Denver appeared willing to live with Hachimura’s production so long as James and Davis couldn’t establish a consistent rhythm. To Hachimura’s credit, he stayed ready. Though the Lakers have also seen Reaves, D’Angelo Russell, Dennis Schroder and Lonnie Walker IV make big plays on both ends of the floor, Hachimura has shown he can make open shots and make defensive stops.
The Washington Wizards surely wish Hachimura could have offered such qualities consistently during his 4 1/2 seasons there. But Hachimura has benefitted from not having the pressure to do so with James and Davis on the team.
Los Angeles Lakers fielded a better starting lineup
The Lakers began Game 2 with more energy than in Game 1, and the reasons went beyond adjusting to Denver’s high altitude. The Lakers also seemed more prepared with a bigger lineup. After going with a small lineup in Game 1 that featured Schroder, Russell and Reaves, the Lakers went big with subbing out Schroder and featuring Jarred Vanderbilt to complement Anthony Davis. The Lakers weren’t as overwhelmed, but it still became a lost cause.
The Lakers lost on the boards in Game 2 (49-40) after also losing on the glass in Game 1 (Nuggets won 47-30). The Lakers also struggled in transition defense.

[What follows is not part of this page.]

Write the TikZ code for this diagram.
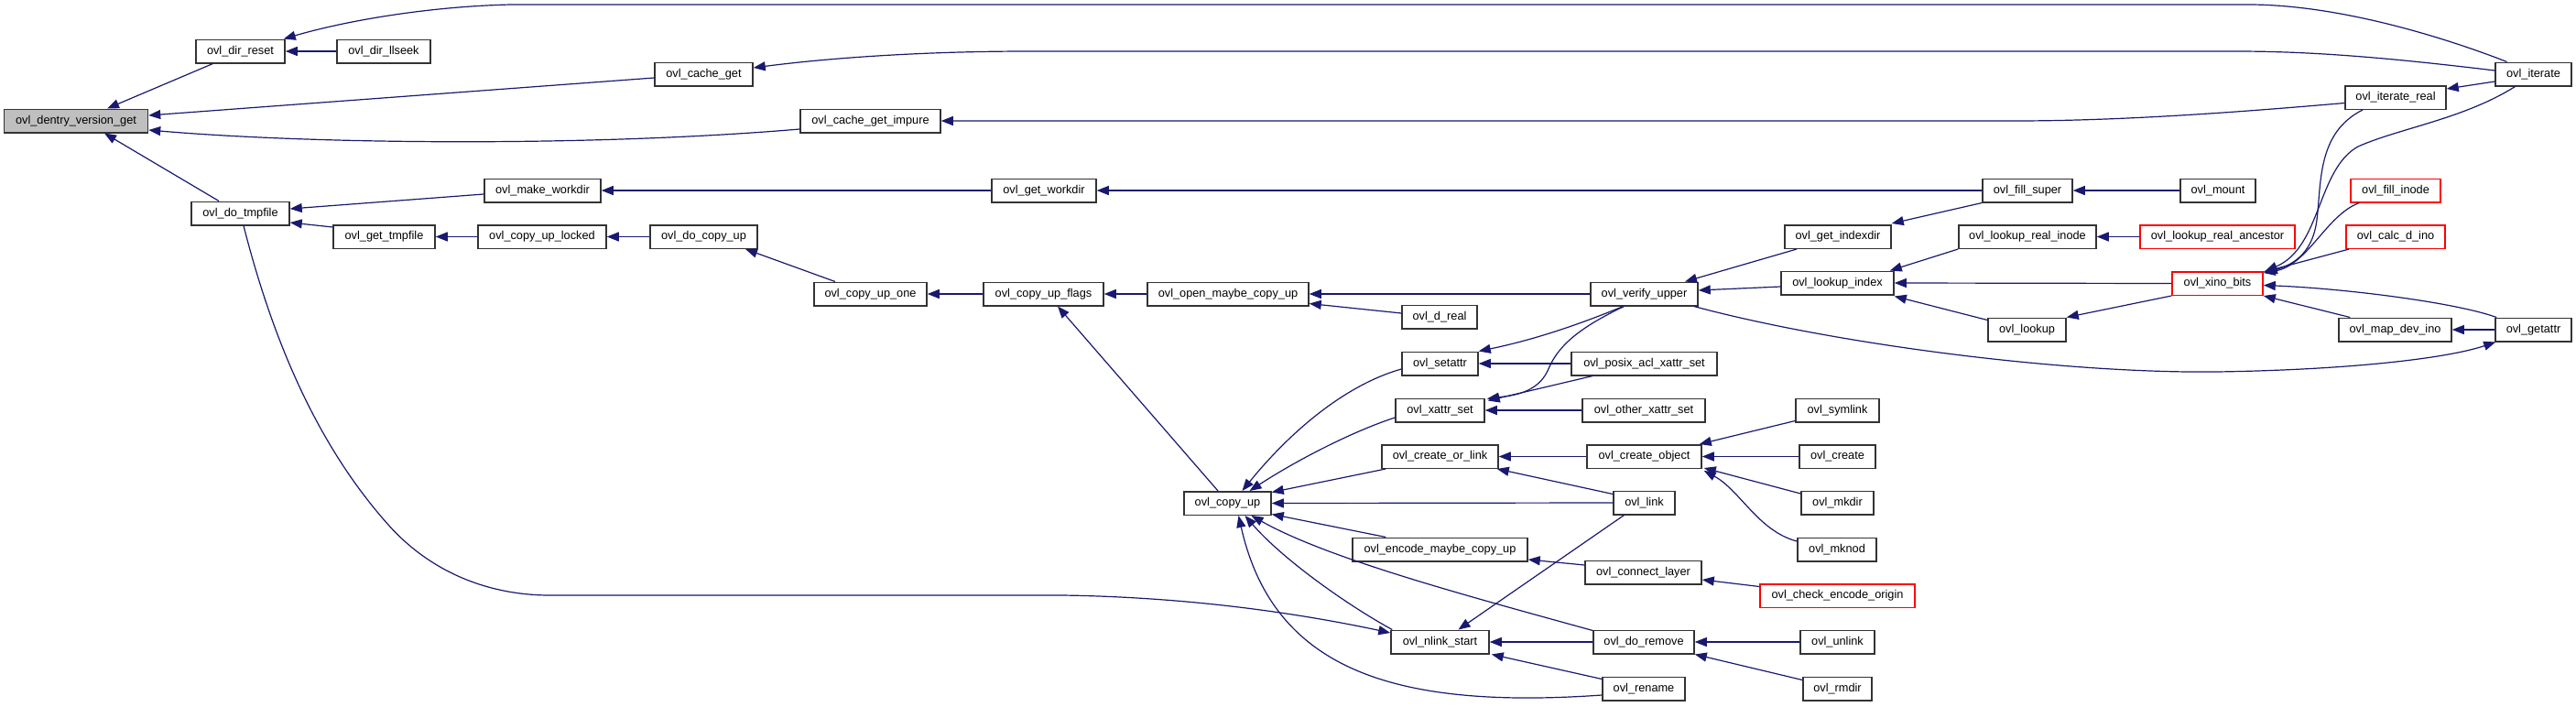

At least the Lakers didn’t have to play from behind as much as they did in Game 1 and become more physical with Jokic from the beginning.
That just begs the question: why did the Lakers go small to begin the series? The Lakers did this in hopes their smaller lineup could run faster through the altitude. They also calculated Jokic will do enough damage that it’s a lost cause to try to match up with him. So why not zag? But as clearly shown in Game 2, the Lakers are better off having multiple defenders available to guard Jokic besides Davis.